How would God show up? Would my doubt wear off enough for me to even want to look for him?

If, before signing up for the Camino and purchasing a flight from Washington State to Spain, I had known that traveling halfway around the world wouldn’t fix anything much less my skepticism toward God, then–well, who I am kidding? I still would’ve gone. But maybe my expectations would have been more realistic. Maybe I would have accepted the Camino as being an extremely rigorous physical journey and not any more spiritual than my regular routine at home. Because in order to see God show up, you need to be willing to take your blindfold off. And a trip abroad isn’t going to do that for you.

Would this trip help me return home motivated to live more intentionally and adventurously?

Like I did spiritually, I also hoped this pilgrimage would transform my “real life” back home. Did it? In some ways. I came home more distraught than before I left, for I had again tasted that familiar wanderlust, that thrill of always moving on to the next place. Coming back home to what felt like nothing–slow growing relationships and commitments–was excruciating. I left Spain relieved to say goodbye to well worn shoes and 5 am wake up calls, but with dread for the re-entry process I’d yet again experience when I returned home. It doesn’t seem to get easier, but I do hope it continues to remind me of the beauty of both lifestyles.

I almost laugh now when I think about that first night before our Camino began, how I prepared myself and anticipated in the most unrealistic of ways. An earthly path created by thousands of other pairs of feet won’t make you more spiritual. You may not find answers in another country, or at home either. Maybe, regardless of surroundings and people, you’ll be reminded that you have nothing to earn in your relationship with God. That maybe you’re too hard on yourself and need to accept the grace you seem to be talking about (I have a New Zealand dwelling American woman to thank for that reminder. Day one of our journey, and God was already humored by my efforts).
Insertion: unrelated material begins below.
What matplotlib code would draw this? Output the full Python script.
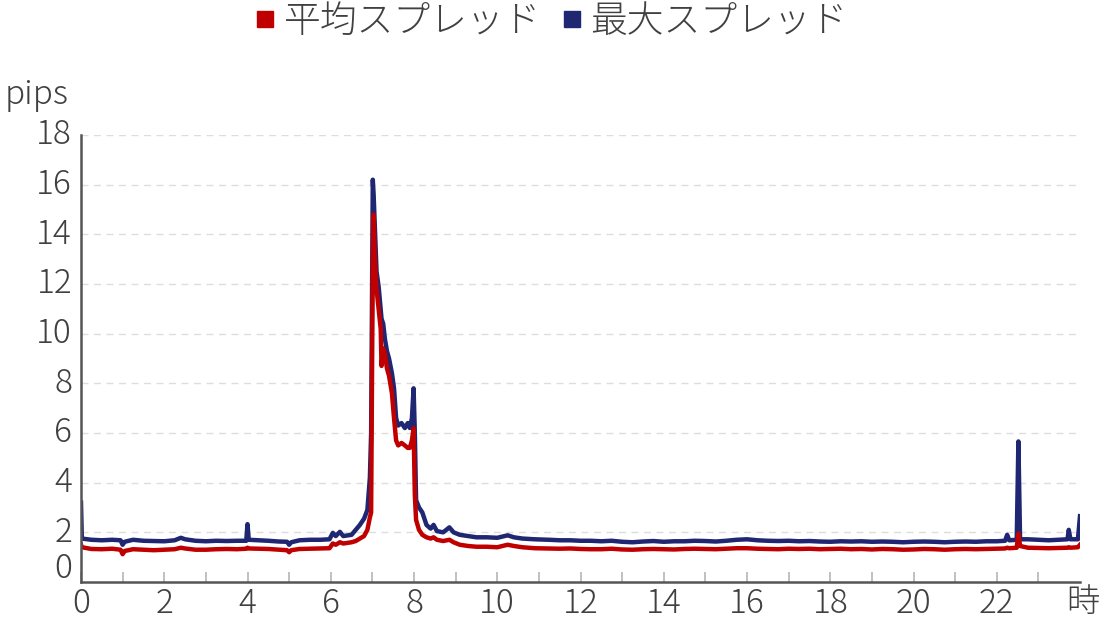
import matplotlib
matplotlib.use("Agg")
import matplotlib.pyplot as plt
from matplotlib.lines import Line2D

plt.rcParams['font.family'] = ['Noto Sans CJK JP', 'DejaVu Sans']
plt.rcParams['font.weight'] = 'light'

# time of day (hours) and spreads (pips)
hours = [0.0, 0.02, 0.25, 0.5, 0.75, 0.95, 1.0, 1.05, 1.25, 1.5, 1.75, 2.0, 2.25, 2.4, 2.5,
         2.75, 3.0, 3.25, 3.5, 3.75, 3.97, 4.0, 4.03, 4.25, 4.5, 4.75, 4.95, 5.0, 5.05, 5.25,
         5.5, 5.75, 5.97, 6.05, 6.12, 6.22, 6.3, 6.5, 6.6, 6.7, 6.8, 6.88, 6.94, 6.97, 7.01,
         7.03, 7.06, 7.1, 7.15, 7.2, 7.22, 7.26, 7.3, 7.35, 7.4, 7.47, 7.52, 7.57, 7.62, 7.7,
         7.78, 7.85, 7.9, 7.95, 7.99, 8.02, 8.05, 8.12, 8.2, 8.3, 8.4, 8.47, 8.55, 8.7, 8.85,
         8.95, 9.1, 9.3, 9.5, 9.75, 10.0, 10.25, 10.4, 10.6, 10.9, 11.25, 11.5, 11.75, 12.0,
         12.25, 12.5, 12.75, 13.0, 13.25, 13.5, 13.75, 14.0, 14.25, 14.5, 14.75, 15.0, 15.25,
         15.5, 15.75, 16.0, 16.25, 16.5, 16.75, 17.0, 17.25, 17.5, 17.75, 18.0, 18.25, 18.5,
         18.75, 19.0, 19.25, 19.5, 19.75, 20.0, 20.25, 20.5, 20.75, 21.0, 21.25, 21.5, 21.75,
         22.0, 22.2, 22.25, 22.3, 22.48, 22.52, 22.56, 22.75, 23.0, 23.25, 23.5, 23.7, 23.73,
         23.77, 23.95, 24.0]

max_spread = [3.2, 1.75, 1.7, 1.68, 1.7, 1.68, 1.5, 1.62, 1.7, 1.66, 1.65, 1.64, 1.68, 1.78, 1.72,
              1.66, 1.64, 1.66, 1.65, 1.66, 1.66, 2.33, 1.7, 1.68, 1.66, 1.63, 1.62, 1.5, 1.6, 1.68,
              1.7, 1.7, 1.72, 1.98, 1.85, 2.02, 1.85, 1.9, 2.1, 2.3, 2.55, 2.9, 4.2, 6.0, 16.2,
              15.6, 14.3, 12.5, 11.9, 11.0, 10.6, 10.4, 9.8, 9.3, 9.0, 8.4, 7.8, 6.6, 6.3, 6.4,
              6.2, 6.4, 6.2, 6.6, 7.8, 6.0, 3.3, 3.0, 2.8, 2.3, 2.15, 2.3, 2.05, 2.0, 2.2,
              2.0, 1.9, 1.85, 1.8, 1.8, 1.78, 1.88, 1.8, 1.75, 1.72, 1.7, 1.68, 1.68, 1.66,
              1.66, 1.64, 1.66, 1.62, 1.6, 1.63, 1.65, 1.62, 1.64, 1.64, 1.66, 1.65, 1.63,
              1.66, 1.7, 1.72, 1.68, 1.66, 1.65, 1.66, 1.64, 1.65, 1.63, 1.62, 1.64, 1.63,
              1.64, 1.62, 1.63, 1.62, 1.6, 1.62, 1.63, 1.62, 1.6, 1.62, 1.63, 1.62, 1.64,
              1.64, 1.66, 1.9, 1.68, 1.7, 5.66, 1.72, 1.72, 1.7, 1.68, 1.7, 1.72, 2.1,
              1.72, 1.72, 2.65]

avg_spread = [1.5, 1.4, 1.33, 1.32, 1.34, 1.3, 1.12, 1.25, 1.32, 1.3, 1.28, 1.3, 1.32, 1.38, 1.35,
              1.3, 1.3, 1.32, 1.33, 1.32, 1.34, 1.38, 1.35, 1.34, 1.33, 1.3, 1.28, 1.2, 1.28, 1.33,
              1.34, 1.35, 1.36, 1.55, 1.5, 1.6, 1.55, 1.6, 1.65, 1.75, 1.85, 2.1, 2.6, 2.8, 13.0,
              14.8, 13.0, 11.8, 11.0, 10.2, 8.7, 9.4, 9.2, 8.6, 8.3, 7.6, 6.6, 5.7, 5.5, 5.6,
              5.5, 5.4, 5.4, 5.7, 6.2, 3.5, 2.5, 2.1, 1.9, 1.8, 1.75, 1.8, 1.7, 1.65, 1.7,
              1.6, 1.5, 1.45, 1.42, 1.42, 1.4, 1.5, 1.45, 1.4, 1.36, 1.35, 1.34, 1.35, 1.33,
              1.32, 1.32, 1.34, 1.31, 1.3, 1.32, 1.33, 1.32, 1.31, 1.33, 1.34, 1.33, 1.32,
              1.34, 1.36, 1.36, 1.34, 1.33, 1.32, 1.34, 1.33, 1.34, 1.32, 1.33, 1.34, 1.32,
              1.33, 1.31, 1.33, 1.32, 1.3, 1.31, 1.33, 1.32, 1.3, 1.32, 1.33, 1.32, 1.33,
              1.34, 1.35, 1.38, 1.36, 1.38, 1.95, 1.45, 1.38, 1.37, 1.36, 1.37, 1.38, 1.4,
              1.38, 1.4, 1.5]

series_names = ['平均スプレッド', '最大スプレッド']
series_colors = ['#c00000', '#1f2672']
y_ticks = [0, 2, 4, 6, 8, 10, 12, 14, 16, 18]
x_ticks = list(range(0, 24))
x_labels = [str(h) if h % 2 == 0 else '' for h in x_ticks]

txt = '#404040'
fs = 24

fig = plt.figure(figsize=(11, 6.2), dpi=100)
ax = fig.add_axes([81 / 1100, 1 - 582 / 620, 999 / 1100, 447 / 620])

ax.plot(hours, max_spread, color=series_colors[1], lw=3.2, solid_joinstyle='round')
ax.plot(hours, avg_spread, color=series_colors[0], lw=3.2, solid_joinstyle='round')

ax.set_xlim(0, 24)
ax.set_ylim(0, 18)

for v in y_ticks[1:]:
    ax.axhline(v, color='#dddddd', lw=1, ls=(0, (5, 4)), zorder=0)

ax.set_yticks([])
for v in y_ticks:
    yy = 0.55 if v == 0 else v
    ax.text(-0.009, yy, str(v), transform=ax.get_yaxis_transform(), ha='right', va='center',
            fontsize=fs, color=txt)

ax.set_xticks(x_ticks)
ax.set_xticklabels(x_labels, fontsize=fs, color=txt)
ax.tick_params(axis='x', direction='in', length=7, width=1.3, color='#bbbbbb', pad=3)

for side in ['top', 'right']:
    ax.spines[side].set_visible(False)
for side in ['left', 'bottom']:
    ax.spines[side].set_color('#555555')
    ax.spines[side].set_linewidth(1.8)

fig.text(5 / 1100, 1 - 95 / 620, 'pips', ha='left', va='center', fontsize=fs, color=txt)
fig.text(1083 / 1100, 1 - 603 / 620, '時', ha='center', va='center', fontsize=fs, color=txt)

handles = [Line2D([], [], ls='none', marker='s', markersize=12, color=c) for c in series_colors]
fig.legend(handles, series_names, loc='center', bbox_to_anchor=(0.5, 1 - 22 / 620), ncol=2,
           frameon=False, fontsize=26.5, labelcolor=txt, handletextpad=0.15, columnspacing=0.5,
           handlelength=0.7)

fig.savefig('out.png', dpi=100)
Did the Camino change my life?

Not in the ways I thought. My feet are permanently callused from days spent hobbling on blisters and all kinds of terrain. I had one of the most eye-opening conversations with a fellow twenty-something from Russia who asked question after question about God. I ate ice cream every single day and slept in a different bed, different city every night. It surely was an adventure not to be forgotten, but I look back and see that God loved me just as much as he did before I left for Spain as when I came back. Thankfully, our relationship with Jesus is just that: a relationship because of what Jesus has done, not at all based on a couple hundred miles we chose to walk. He may smile when we hand him our passport full of stamps from hostels and restaurants and churches, but it won’t change his view of us.

Three months ago, I walked 200 miles in two weeks in northern Spain. I am at awe of the fact; it seems so long ago, like it never existed. Travels usually do that, disappear to somewhere unknown. But the lessons they teach us, the God they remind us to run back to? Those are permanently tied to me. And I’m so glad they are.